Recently, I worked on scraping an off-market real estate platform that required authentication, session handling, and dynamic rendering.

This was not a simple HTTP scraper.

The site is a single-page application, protected by login, session cookies, and active blocking mechanisms. To make it work reliably in production, I had to combine headless browser automation, Kubernetes, AWS-managed infrastructure, and a deliberate proxy strategy.

This post walks through the architecture, the key technical decisions, and the lessons learned for anyone building scrapers that need to survive real-world constraints.


High-Level Architecture

The system was split into two microservices running inside Kubernetes on AWS:

  1. Scraper Service (Node.js / NestJS)

    Responsible for:

    • Orchestrating login
    • Managing session state
    • Fetching listing and detail data
    • Parsing and normalizing results
  2. Chromium Service

    A dedicated headless Chromium instance running as a separate pod using the browserless/chrome image.

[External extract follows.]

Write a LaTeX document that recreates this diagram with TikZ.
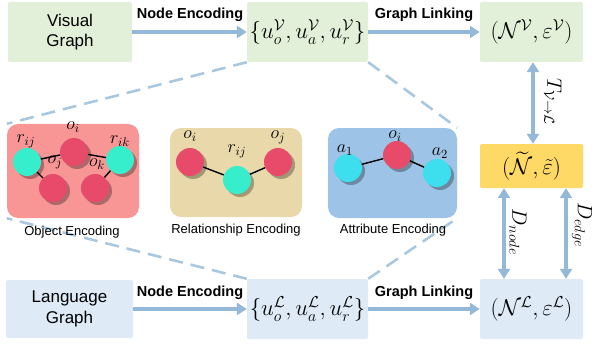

The scraper service connects to Chromium over CDP via WebSocket, exposed through an internal Kubernetes Service. This separation kept browser concerns isolated and made the system easier to reason about and evolve.


Why a Headless Browser Was Required

A headless browser was unavoidable for two reasons:

  • The platform requires authentication and session cookies
  • The site is a SPA that relies heavily on client-side rendering

Pure HTTP scraping could not reliably establish or maintain a valid session. Playwright was used to perform login, manage cookies and local storage, and act as the source of truth for the authentication state.


Why Playwright

Playwright turned out to be a strong fit for this use case:

  • Reliable handling of modern SPAs
  • Clean APIs for waiting on navigation and DOM readiness
  • Stable session and cookie management
  • Native support for connecting to a remote Chromium instance over CDP

Most importantly, it significantly reduced flakiness around login flows and dynamic rendering.


Connecting to Remote Chromium in Kubernetes

Chromium ran behind an internal Kubernetes Service.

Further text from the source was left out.